Reed's roots in Petaluma go back to 1852, when his great-great-grandfather, LeGrand Ellsworth, settled here. Coincidentally, that was also the same year that Lorenzo Waugh, a Methodist minister and missionary from Virginia, arrived in Petaluma and built the town's first Methodist Church, hauling the redwood logs with his own team.

"Everything was new and there was not a house in a line between me and town," Waugh wrote in his 1885 autobiography. He was granted 300 acres by General Mariano Vallejo, whose ranch headquarters were down the road. Waugh's ministry focused on youth temperance and education, and in 1863 he donated property to build what was first known as The Bethel School in the Waugh District. The Sonoma County Journal newspaper in 1863 reported that it was the first country schoolhouse in Sonoma County. In 1897, it became a public school and was renamed Waugh School.

That first old schoolhouse, located about where the playground is now, came down and a new school was built in 1925.

By the time Reed and Gilliland set up residence in those old rooms, the school was suffering the ravages of time and had been empty for three years. When the Waugh School District built Meadow School in 1991, the old building was vacated. The Petaluma Charter School then used it from 1997 to 2004, after which it sat empty, succumbing to the elements.

Although it is timeworn, Reed and Gilliland believe the school is worth saving.

"Having been on the design review board in Petaluma, I knew how sensitive historical buildings were. We liked the bones in this building and certainly were intrigued by the history," says Reed, who has a master's degree in landscape architecture from Harvard University. He and Gilliland are both principals with the SWA Group, a landscape architecture firm that has done major design projects all over the world. Larry worked with architect Renzo Piano to create a green roof atop the revamped California Academy of Sciences in Golden Gate Park. Gilliland also has a degree in art from Stanford University and is part of the design team that won a city-sponsored contest to remake Santa Rosa's Old Courthouse Square.
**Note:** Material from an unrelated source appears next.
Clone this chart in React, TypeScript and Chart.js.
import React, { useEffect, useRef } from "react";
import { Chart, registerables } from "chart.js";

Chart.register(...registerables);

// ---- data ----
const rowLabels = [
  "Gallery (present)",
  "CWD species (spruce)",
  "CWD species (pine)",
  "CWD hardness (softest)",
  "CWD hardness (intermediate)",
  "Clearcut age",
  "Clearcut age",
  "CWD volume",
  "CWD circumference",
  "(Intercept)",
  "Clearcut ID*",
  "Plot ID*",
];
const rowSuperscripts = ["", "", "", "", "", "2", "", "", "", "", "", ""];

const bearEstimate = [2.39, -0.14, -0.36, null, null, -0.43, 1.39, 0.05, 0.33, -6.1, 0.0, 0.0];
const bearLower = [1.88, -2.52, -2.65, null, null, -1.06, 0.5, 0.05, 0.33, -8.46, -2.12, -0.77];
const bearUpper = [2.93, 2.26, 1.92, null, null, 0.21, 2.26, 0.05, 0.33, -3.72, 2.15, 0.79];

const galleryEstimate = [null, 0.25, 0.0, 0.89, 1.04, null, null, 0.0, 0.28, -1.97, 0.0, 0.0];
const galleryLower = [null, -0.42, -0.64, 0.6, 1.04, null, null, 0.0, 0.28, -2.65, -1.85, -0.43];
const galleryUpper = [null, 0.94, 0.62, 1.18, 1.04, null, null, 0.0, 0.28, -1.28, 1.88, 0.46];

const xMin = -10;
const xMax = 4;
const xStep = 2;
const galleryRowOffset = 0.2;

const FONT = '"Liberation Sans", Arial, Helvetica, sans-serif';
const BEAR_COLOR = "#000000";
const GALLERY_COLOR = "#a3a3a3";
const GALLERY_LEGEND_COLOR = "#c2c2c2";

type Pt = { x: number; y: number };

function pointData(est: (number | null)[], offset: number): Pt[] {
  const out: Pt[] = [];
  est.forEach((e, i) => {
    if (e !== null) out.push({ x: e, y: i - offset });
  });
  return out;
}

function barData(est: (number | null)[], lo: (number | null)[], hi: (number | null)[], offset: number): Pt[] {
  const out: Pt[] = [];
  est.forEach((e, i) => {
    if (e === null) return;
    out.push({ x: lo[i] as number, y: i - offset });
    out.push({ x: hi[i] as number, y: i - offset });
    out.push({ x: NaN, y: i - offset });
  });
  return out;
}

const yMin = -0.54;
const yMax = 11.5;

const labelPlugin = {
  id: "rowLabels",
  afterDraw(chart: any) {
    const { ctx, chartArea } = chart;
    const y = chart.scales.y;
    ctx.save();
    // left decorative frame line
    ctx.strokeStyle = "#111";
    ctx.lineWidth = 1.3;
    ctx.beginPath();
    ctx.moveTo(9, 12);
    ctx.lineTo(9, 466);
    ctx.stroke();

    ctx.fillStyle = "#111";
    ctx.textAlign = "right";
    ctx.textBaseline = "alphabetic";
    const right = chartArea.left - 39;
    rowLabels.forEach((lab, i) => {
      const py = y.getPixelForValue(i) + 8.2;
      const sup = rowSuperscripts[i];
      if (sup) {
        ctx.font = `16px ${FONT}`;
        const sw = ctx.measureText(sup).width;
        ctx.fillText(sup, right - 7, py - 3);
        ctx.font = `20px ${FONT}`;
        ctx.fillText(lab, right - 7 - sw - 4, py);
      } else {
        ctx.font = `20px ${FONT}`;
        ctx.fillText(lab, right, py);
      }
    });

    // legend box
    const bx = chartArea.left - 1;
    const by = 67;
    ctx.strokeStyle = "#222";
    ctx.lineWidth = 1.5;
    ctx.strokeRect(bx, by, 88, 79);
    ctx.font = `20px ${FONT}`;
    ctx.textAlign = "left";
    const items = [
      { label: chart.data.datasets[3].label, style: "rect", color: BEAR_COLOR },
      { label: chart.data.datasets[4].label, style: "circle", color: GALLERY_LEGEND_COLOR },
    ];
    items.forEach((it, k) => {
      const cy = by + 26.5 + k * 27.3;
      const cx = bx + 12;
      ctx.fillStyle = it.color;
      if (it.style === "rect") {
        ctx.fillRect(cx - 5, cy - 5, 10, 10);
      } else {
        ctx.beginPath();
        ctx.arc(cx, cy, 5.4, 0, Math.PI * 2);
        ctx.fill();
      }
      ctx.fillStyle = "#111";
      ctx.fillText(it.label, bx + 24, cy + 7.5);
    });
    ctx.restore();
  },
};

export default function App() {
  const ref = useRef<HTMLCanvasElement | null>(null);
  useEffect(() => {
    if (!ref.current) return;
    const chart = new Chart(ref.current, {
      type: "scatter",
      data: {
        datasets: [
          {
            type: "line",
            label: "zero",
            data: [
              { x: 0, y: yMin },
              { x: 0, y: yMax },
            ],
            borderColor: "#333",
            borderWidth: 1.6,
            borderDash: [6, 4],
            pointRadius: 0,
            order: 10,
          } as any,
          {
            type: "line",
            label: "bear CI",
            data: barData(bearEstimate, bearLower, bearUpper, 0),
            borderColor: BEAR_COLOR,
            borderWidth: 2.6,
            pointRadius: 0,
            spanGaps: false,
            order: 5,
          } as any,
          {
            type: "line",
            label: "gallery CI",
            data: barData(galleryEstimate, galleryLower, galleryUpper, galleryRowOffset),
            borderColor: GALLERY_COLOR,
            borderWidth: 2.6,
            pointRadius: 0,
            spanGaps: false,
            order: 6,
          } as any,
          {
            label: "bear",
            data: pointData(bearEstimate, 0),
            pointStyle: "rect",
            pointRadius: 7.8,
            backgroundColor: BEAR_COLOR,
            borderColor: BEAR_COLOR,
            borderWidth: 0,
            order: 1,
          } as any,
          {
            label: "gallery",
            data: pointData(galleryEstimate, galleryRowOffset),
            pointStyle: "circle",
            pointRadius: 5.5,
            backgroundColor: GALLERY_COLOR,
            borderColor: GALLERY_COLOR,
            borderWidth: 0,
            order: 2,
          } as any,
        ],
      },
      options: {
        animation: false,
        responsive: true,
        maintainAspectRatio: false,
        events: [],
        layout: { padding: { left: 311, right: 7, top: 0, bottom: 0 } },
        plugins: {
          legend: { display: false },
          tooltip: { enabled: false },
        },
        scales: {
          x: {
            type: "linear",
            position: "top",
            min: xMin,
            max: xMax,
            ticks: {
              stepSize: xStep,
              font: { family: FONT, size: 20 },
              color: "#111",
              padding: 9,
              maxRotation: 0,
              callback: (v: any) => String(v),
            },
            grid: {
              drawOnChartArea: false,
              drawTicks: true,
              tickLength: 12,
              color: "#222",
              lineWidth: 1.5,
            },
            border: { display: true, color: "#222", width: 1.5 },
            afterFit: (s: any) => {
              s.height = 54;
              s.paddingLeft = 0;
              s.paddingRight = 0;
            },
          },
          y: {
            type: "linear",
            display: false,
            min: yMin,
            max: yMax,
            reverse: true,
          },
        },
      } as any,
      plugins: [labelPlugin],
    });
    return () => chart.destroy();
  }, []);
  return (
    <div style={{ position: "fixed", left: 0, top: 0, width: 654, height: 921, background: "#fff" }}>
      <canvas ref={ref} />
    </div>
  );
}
The couple have no interest in gutting the interior. Instead, they hope to keep it looking as much like a school as possible. In fact, their first project four years ago was to repair the flagpole and buy fresh new flags to wave. Their second task was to rebuild rotted windows to make the building weather tight.
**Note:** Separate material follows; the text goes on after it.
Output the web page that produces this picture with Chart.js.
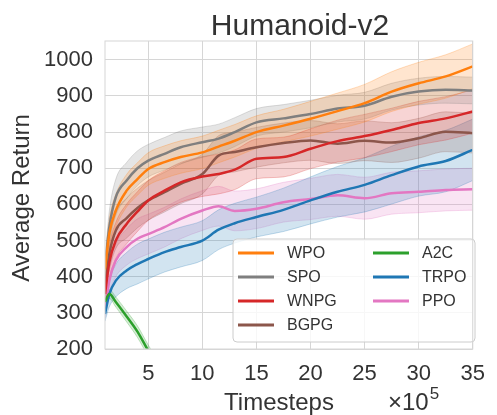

The property was rezoned to agricultural zoning, which would allow for one home and a granny unit. Gilliland and Reed enlisted Berkeley architect David Trachtenberg to draw up detailed plans that would provide for a kitchen upstairs and other amenities while leaving it looking largely like a school. But banks are reluctant to provide financing, particularly for a home that looks like a school. So for the time being, the couple is moving forward with scaled-back plans to remodel the old school kitchen in the basement and one of the bathrooms upstairs.

"One thing we found is it's a great space to have parties because it feels very accommodating and the space has some drama to it," says Gilliland, who likens it to her experience living in a New York loft, but with unbeatable country views.

Trachtenberg, who has reconfigured many old commercial buildings into residential units, says it's unfortunate that people have narrow definitions of what a house can and should look like.

"They're just full of opportunities and make wonderful projects," he says of many old buildings that have outlived their original use but still have viable foundations, walls and architecture.

"It forces you as both an architect and homeowner to rethink what domestic life is all about. We get stuck in our habitual ways of thinking about things," he adds. "Larry and Cinda are very artistic people and they understand that the architecture is about creating the stage or the frame for life. There's an endless variety in the way people can imagine that space. A schoolhouse just has many wonderful qualities about it that if approached properly are very freeing."